Words of caution[edit]

Always start with a small test run to make sure everything works before submitting a large production run. You can test individual cases by reserving an interactive node with salloc, changing to the farm directory, and executing commands like ./single_case.sh table.dat 1, ./single_case.sh table.dat 2, etc.

If your farm is particularly large (say >10,000 cases), you should spend extra effort to make sure it runs as efficiently as possible. In particular, minimize the number of files and/or directories created during execution. If possible, instruct your code to append to existing files (one per metajob; do not mix results from different metajobs in a single output file!) instead of creating a separate file for each case. Avoid creating a separate subdirectory for each case. (Yes, creating a separate subdirectory for each case is the default setup of this package, but that default was chosen for safety, not efficiency!)

The following example is optimized for a very large number of cases. It assumes, for purposes of the example:

  • that your code accepts the output file name via a command line switch -o,
  • that the application opens the output file in append mode, that is, multiple runs will keep appending to the existing file,
  • that each line of table.dat provides the rest of the command line arguments for your code,
  • that multiple instances of your code can safely run concurrently inside the same directory, so there is no need to create a subdirectory for each case,
  • and that each run will not produce any files besides the output file.

With this setup, even very large farms (hundreds of thousands or even millions of cases) should run efficiently, as there will be very few files created.

...
# ++++++++++++++++++++++  This part can be customized:  ++++++++++++++++++++++++
#  Here:
#  $ID contains the case id from the original table (can be used to provide a unique seed to the code etc)
#  $COMM is the line corresponding to the case $ID in the original table, without the ID field
#  $METAJOB_ID is the jobid for the current metajob (convenient for creating per-job files)

# Executing the command (a line from table.dat)
/path/to/your/code  $COMM  -o output.$METAJOB_ID

# Exit status of the code:
STATUS=$?
# +++++++++++++++++++++++++++++++++++++++++++++++++++++++++++++++++++++++++++++++
...

If more help is needed[edit]

See META-Farm: Advanced features and troubleshooting for more detailed discussion of some features, and for troubleshooting suggestions.

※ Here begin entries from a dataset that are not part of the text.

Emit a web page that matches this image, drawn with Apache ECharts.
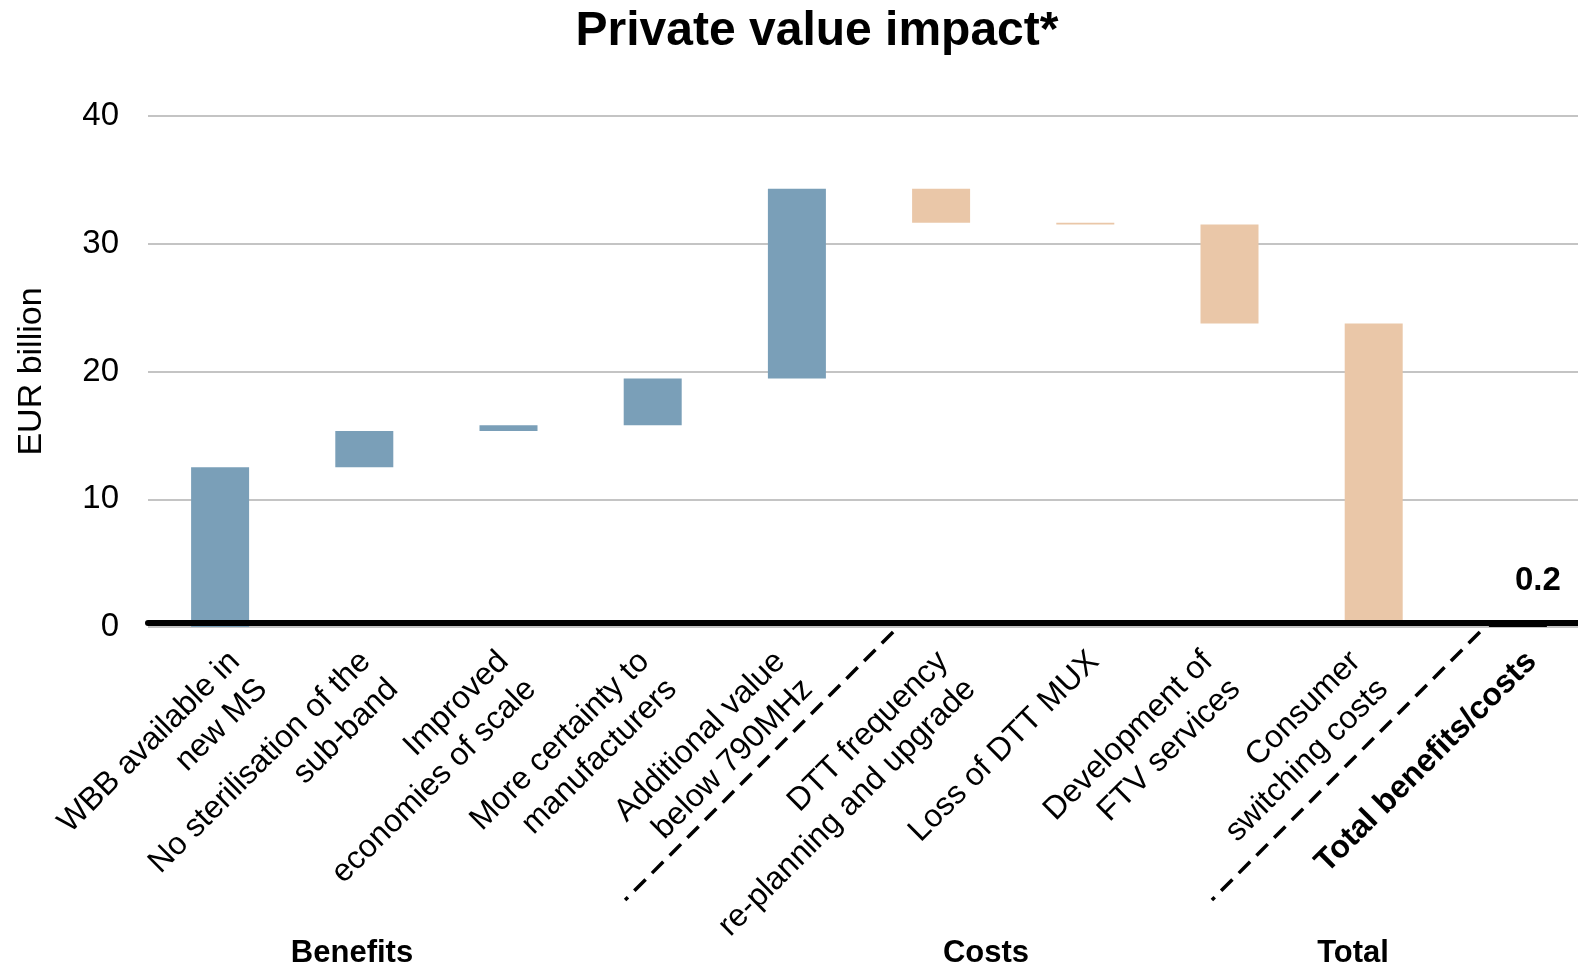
<!DOCTYPE html>
<html>
<head>
<meta charset="utf-8">
<script src="https://cdn.jsdelivr.net/npm/echarts@6/dist/echarts.min.js"></script>
<style>
  html, body { margin: 0; padding: 0; background: #ffffff; }
  #chart { width: 1578px; height: 966px; }
</style>
</head>
<body>
<div id="chart"></div>
<script>
// Waterfall of private value impact (EUR billion)
const categories = [
  'WBB available in\nnew MS',
  'No sterilisation of the\nsub-band',
  'Improved\neconomies of scale',
  'More certainty to\nmanufacturers',
  'Additional value\nbelow 790MHz',
  'DTT frequency\nre-planning and upgrade',
  'Loss of DTT MUX',
  'Development of\nFTV services',
  'Consumer\nswitching costs',
  'Total benefits/costs'
];
const benefitSteps = [12.5, 2.85, 0.45, 3.65, 14.85];
const costSteps = [-2.65, -0.15, -7.75, -23.55];
const totalValue = 0.2;
const yTicks = [0, 10, 20, 30, 40];
const groupLabels = ['Benefits', 'Costs', 'Total'];

// horizontal offset (px) of each rotated category label's end from its category centre
const labelNudge = [17.5, 4, -2.3, -5.7, -14.1, 4.6, 11.4, -19.1, -15.4, 16.4];

const FONT = '"Liberation Sans", Arial, sans-serif';
const BLUE = '#7a9fb8';
const PEACH = '#eac7a8';

// running totals -> floating bar bottoms and heights
const steps = benefitSteps.concat(costSteps);
const bases = [];
const heights = [];
let running = 0;
steps.forEach(function (s) {
  const next = running + s;
  bases.push(Math.min(running, next));
  heights.push({ value: Math.abs(s), itemStyle: { color: s >= 0 ? BLUE : PEACH } });
  running = next;
});
bases.push(0);
heights.push({
  value: totalValue,
  itemStyle: { color: '#000000' },
  label: {
    show: true, position: 'top', distance: 27, offset: [20, 0],
    formatter: function () { return String(totalValue); },
    fontFamily: FONT, fontSize: 33, fontWeight: 'bold', color: '#000'
  }
});

const chart = echarts.init(document.getElementById('chart'), null, { renderer: 'canvas' });

const option = {
  animation: false,
  backgroundColor: '#ffffff',
  title: {
    text: 'Private value impact*',
    left: 812, top: 3, textAlign: 'center',
    textStyle: { fontFamily: FONT, fontSize: 48, fontWeight: 'bold', color: '#000' }
  },
  // the plot runs past the right edge of the canvas
  grid: { left: 148, right: -12, top: 116, bottom: 339, outerBoundsMode: 'none', containLabel: false },
  xAxis: {
    type: 'category',
    data: categories,
    z: 10,
    offset: -4,
    axisLine: { show: true, lineStyle: { color: '#000', width: 6 } },
    axisTick: { show: false },
    axisLabel: { show: false }
  },
  yAxis: {
    type: 'value',
    min: yTicks[0],
    max: yTicks[yTicks.length - 1],
    interval: yTicks[1] - yTicks[0],
    name: 'EUR billion',
    nameLocation: 'middle',
    nameRotate: 90,
    nameGap: 99,
    nameTextStyle: { fontFamily: FONT, fontSize: 34, color: '#000' },
    axisLine: { show: false },
    axisTick: { show: false },
    axisLabel: { margin: 29, color: '#000', fontFamily: FONT, fontSize: 33 },
    splitLine: { show: true, lineStyle: { color: '#c4c4c4', width: 2 } }
  },
  series: [
    {
      type: 'bar', stack: 'wf', data: bases, barWidth: 58,
      itemStyle: { color: 'rgba(0,0,0,0)' }, silent: true
    },
    {
      type: 'bar', stack: 'wf', data: heights, barWidth: 58
    }
  ]
};
chart.setOption(option);

// 45° category labels, dashed separators between the groups, group captions
function drawDecor() {
  const y0 = chart.convertToPixel({ yAxisIndex: 0 }, 0);
  const cx = function (i) { return chart.convertToPixel({ xAxisIndex: 0 }, i); };
  const elems = [];

  categories.forEach(function (name, i) {
    elems.push({
      type: 'text', z: 15, silent: true,
      x: cx(i) + labelNudge[i] - 16.5,
      y: y0 + 16,
      rotation: Math.PI / 4,
      style: {
        text: name, fill: '#000',
        fontFamily: FONT, fontSize: 32,
        fontWeight: i === categories.length - 1 ? 'bold' : 'normal',
        lineHeight: 39, align: 'right', verticalAlign: 'top'
      }
    });
  });

  const sepTops = [cx(5) - 48, cx(9) - 38];
  const len = 268;
  sepTops.forEach(function (x) {
    elems.push({
      type: 'line', z: 20, silent: true,
      shape: { x1: x, y1: y0 + 5, x2: x - len, y2: y0 + 5 + len },
      style: { stroke: '#000', lineWidth: 3.5, lineDash: [16, 9] }
    });
  });

  const capX = [352, 986, 1353];
  groupLabels.forEach(function (t, k) {
    elems.push({
      type: 'text', z: 20, silent: true,
      x: capX[k], y: 953,
      style: { text: t, fill: '#000', font: 'bold 31px ' + FONT, align: 'center', verticalAlign: 'middle' }
    });
  });
  chart.setOption({ graphic: elems });
}
drawDecor();
</script>
</body>
</html>
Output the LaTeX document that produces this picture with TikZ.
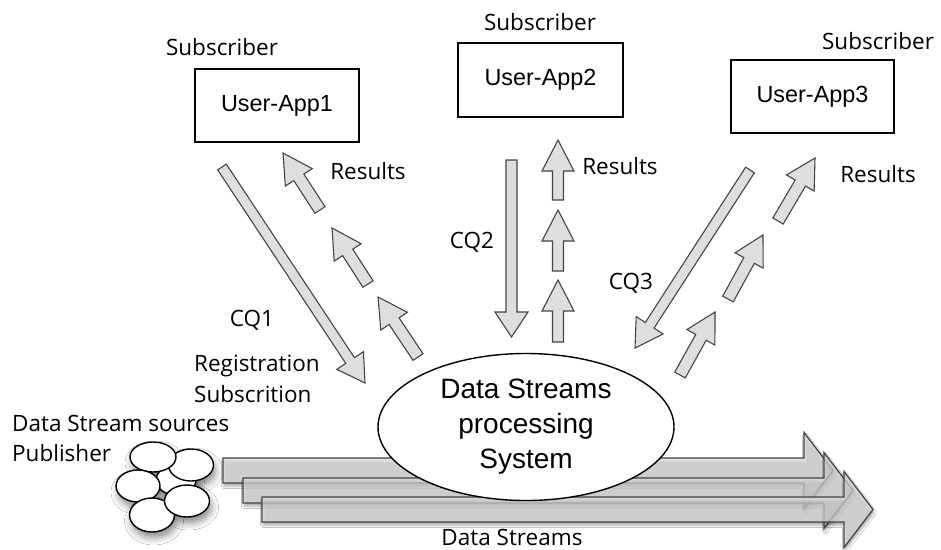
\documentclass[tikz,border=0pt]{standalone}
\usepackage{fontspec}
\setmainfont{Open Sans}
\newfontfamily\boxfont{Liberation Sans}
\usetikzlibrary{calc,shapes.geometric,shadows.blur}

\definecolor{arrfill}{gray}{0.87}
\definecolor{arrline}{gray}{0.27}

% block arrow: [style]{tail}{tip}{shaft half width}{head half width}{head length}
\newcommand\blockarrow[6][]{%
  \coordinate (#2#3base) at ($(#3)!#6!(#2)$);
  \path[#1] ($(#2)!#4!90:(#3)$) -- ($(#2#3base)!#4!90:(#3)$)
    -- ($(#2#3base)!#5!90:(#3)$) -- (#3)
    -- ($(#2#3base)!#5!-90:(#3)$) -- ($(#2#3base)!#4!-90:(#3)$)
    -- ($(#2)!#4!-90:(#3)$) -- cycle;}

\tikzset{
  lbl/.style={font=\fontsize{22.5}{30}\selectfont, inner sep=0pt},
  appbox/.style={draw, line width=1.4pt, minimum width=164pt, minimum height=73pt,
    font=\boxfont\fontsize{23.4}{28}\selectfont},
  flow/.style={draw=arrline, fill=arrfill, line width=1.1pt, line join=miter},
  stream/.style={draw=arrline, fill=arrfill, fill opacity=0.7, draw opacity=1,
    line width=1.3pt, line join=miter,
    blur shadow={shadow xshift=1pt, shadow yshift=-3pt, shadow blur radius=2.5pt,
      shadow opacity=35}},
  src/.style={ellipse, draw, fill=white, line width=1.4pt, inner sep=0pt},
}

\begin{document}
\begin{tikzpicture}[x=1pt, y=-1pt]
\useasboundingbox (0,0) rectangle (941,549);
\fill[white] (0,0) rectangle (941,549);

% subscriber applications
\node[appbox] (app1) at (277,105.5) {User-App1};
\node[appbox, minimum width=165pt, minimum height=74pt] (app2) at (540.5,80) {User-App2};
\node[appbox, minimum width=163pt] (app3) at (812.5,96.5) {User-App3};
\node[lbl] (sub1) at (222,47) {Subscriber};
\node[lbl] (sub2) at (540,22) {Subscriber};
\node[lbl] (sub3) at (878,41) {Subscriber};

% continuous queries and results, app 1
\coordinate (q1a) at (222,167);  \coordinate (q1b) at (365,383);
\coordinate (r1at) at (320,210); \coordinate (r1ah) at (283,153);
\coordinate (r1bt) at (368,284); \coordinate (r1bh) at (332,228);
\coordinate (r1ct) at (418,357); \coordinate (r1ch) at (378,297);
\blockarrow[flow]{q1a}{q1b}{5.2pt}{16pt}{27pt}
\blockarrow[flow]{r1at}{r1ah}{6pt}{16pt}{29pt}
\blockarrow[flow]{r1bt}{r1bh}{6pt}{16pt}{29pt}
\blockarrow[flow]{r1ct}{r1ch}{6pt}{16pt}{29pt}

% app 2
\coordinate (q2a) at (511.5,160); \coordinate (q2b) at (511.5,337);
\coordinate (r2at) at (558,200); \coordinate (r2ah) at (558,140);
\coordinate (r2bt) at (558,271); \coordinate (r2bh) at (558,210);
\coordinate (r2ct) at (558,342); \coordinate (r2ch) at (558,280);
\blockarrow[flow]{q2a}{q2b}{5.5pt}{16.5pt}{25pt}
\blockarrow[flow]{r2at}{r2ah}{5.5pt}{16pt}{31pt}
\blockarrow[flow]{r2bt}{r2bh}{5.5pt}{16pt}{31pt}
\blockarrow[flow]{r2ct}{r2ch}{5.5pt}{16pt}{31pt}

% app 3
\coordinate (q3a) at (750,170); \coordinate (q3b) at (635,348);
\coordinate (r3at) at (778,221); \coordinate (r3ah) at (815,158);
\coordinate (r3bt) at (728,299); \coordinate (r3bh) at (763,235);
\coordinate (r3ct) at (680,375); \coordinate (r3ch) at (715,312);
\blockarrow[flow]{q3a}{q3b}{5.2pt}{16pt}{27pt}
\blockarrow[flow]{r3at}{r3ah}{6pt}{16pt}{29pt}
\blockarrow[flow]{r3bt}{r3bh}{6pt}{16pt}{29pt}
\blockarrow[flow]{r3ct}{r3ch}{6pt}{16pt}{29pt}

\node[lbl] (res1) at (368,171) {Results};
\node[lbl] (res2) at (620,166) {Results};
\node[lbl] (res3) at (878,174) {Results};
\node[lbl] (cq1) at (252,320) {CQ1};
\node[lbl] (cq2) at (472,242) {CQ2};
\node[lbl] (cq3) at (631,283) {CQ3};
\node[lbl, anchor=west, align=left, font=\fontsize{22.5}{31}\selectfont]
  (reg) at (194,378.5) {Registration\\Subscrition};

% data streams
\coordinate (s1t) at (223,470.5); \coordinate (s1h) at (833,470.5);
\coordinate (s2t) at (243,490.5); \coordinate (s2h) at (853,490.5);
\coordinate (s3t) at (262,509.5); \coordinate (s3h) at (873,509.5);
\blockarrow[stream]{s1t}{s1h}{12.5pt}{38pt}{29pt}
\blockarrow[stream]{s2t}{s2h}{12.5pt}{38pt}{29pt}
\blockarrow[stream]{s3t}{s3h}{12.5pt}{38pt}{29pt}
\node[lbl] (dstreams) at (512,537) {Data Streams};

% processing system
\node[ellipse, draw, fill=white, line width=1.4pt, minimum width=296pt, minimum height=147pt,
  align=center, font=\boxfont\fontsize{28}{35}\selectfont] (dsps) at (526,427)
  {Data Streams\\processing\\System};

% publishing sources
\foreach \cx/\cy/\rx/\ry in {176/480/20/15, 191/465/22.5/16, 153/457/23/15,
    138/486/22/16, 152/515/22.5/17, 187/501/22.5/16}
  \path[blur shadow={shadow xshift=2pt, shadow yshift=-6pt, shadow blur radius=7pt,
      shadow opacity=45}] (\cx,\cy) ellipse (\rx pt and \ry pt);
\node[src, minimum width=40pt, minimum height=30pt] (e3) at (176,480) {};
\node[src, minimum width=45pt, minimum height=32pt] (e2) at (191,465) {};
\node[src, minimum width=46pt, minimum height=30pt] (e1) at (153,457) {};
\node[src, minimum width=44pt, minimum height=32pt] (e4) at (138,486) {};
\node[src, minimum width=45pt, minimum height=34pt] (e6) at (152,515) {};
\node[src, minimum width=45pt, minimum height=32pt] (e5) at (187,501) {};
\node[lbl, anchor=west, align=left, font=\fontsize{22.5}{30}\selectfont]
  (pub) at (12,438) {Data Stream sources\\Publisher};
\end{tikzpicture}
\end{document}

If you need more help, contact technical support, mentioning the name of the package (META), and the name of the staff member who wrote the software (Sergey Mashchenko).

Glossary[edit]

  • case: One independent computation. The file table.dat should list one case per line.
  • farm / farming (verb): Running many jobs on a cluster which carry out independent (but related) computations, of the same kind.
  • farm (noun): The directory and files involved in running one instance of the package.
  • metajob: A job which can process multiple cases (independent computations) from table.dat.
  • META mode: The mode of operation of the package in which each job can process multiple cases from table.dat.
  • SIMPLE mode: The mode of operation of the package in which each job will process only one case from table.dat.